- Interactive map of the Treasury Building area
- Former names: Boland's Bakery

General information
- Location: Treasury Building, Grand Canal Street, Dublin 2, Dublin, Ireland
- Coordinates: 53°20′22″N 6°14′27″W﻿ / ﻿53.33952°N 6.24078°W
- Current tenants: Google
- Owner: Google

Technical details
- Floor count: 6

Design and construction
- Developer: Johnny Ronan and Treasury Holdings

= Treasury Building (Dublin) =

Office block on historic bakery site, Dublin, Ireland

The Treasury Building is an office block and historic site at the corner of Grand Canal Street Lower and Macken Street in Dublin.

The site used to be the main site for Boland's Bakery and site was occupied during the Easter Rising by Éamon de Valera.
During the late 1980s, the building was redeveloped by Treasury Holdings. The building was stripped back to a concrete structure and converted into offices.
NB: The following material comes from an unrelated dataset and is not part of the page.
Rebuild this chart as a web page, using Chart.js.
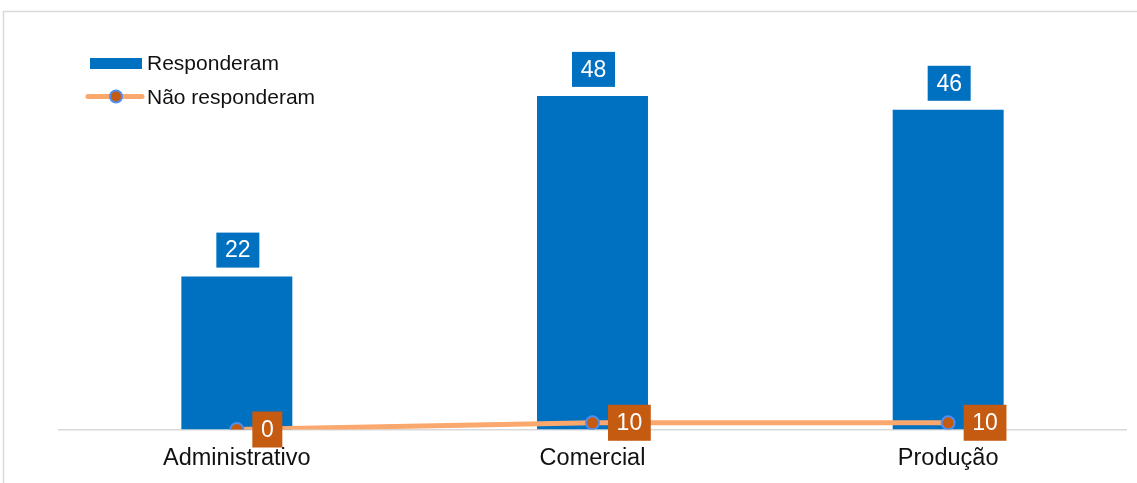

Rowan Gillespie was commissioned to create a sculpture for the outside wall of the building. The statue, named 'Aspiration', was originally of a naked man climbing the outside wall, but Johnny Ronan insisted that the sculpture be changed to a woman. The statue was made of fibreglass. The sculpture was removed in 2020 when the building was sold.

The building was used by Fianna Fáil as their headquarters for the 2007 election.

After the Post-2008 Irish economic downturn, the Irish government created the National Asset Management Agency (NAMA) as a bad bank to deal with the collapse of the property bubble in Ireland. In 2011 the registered office of NAMA was the Treasury building.

Google bought the building from Ronan Group Real Estate in February 2020. In February 2022 Dublin City Council granted planning permission to Google Ireland to increase the height of the building from six to eight storeys.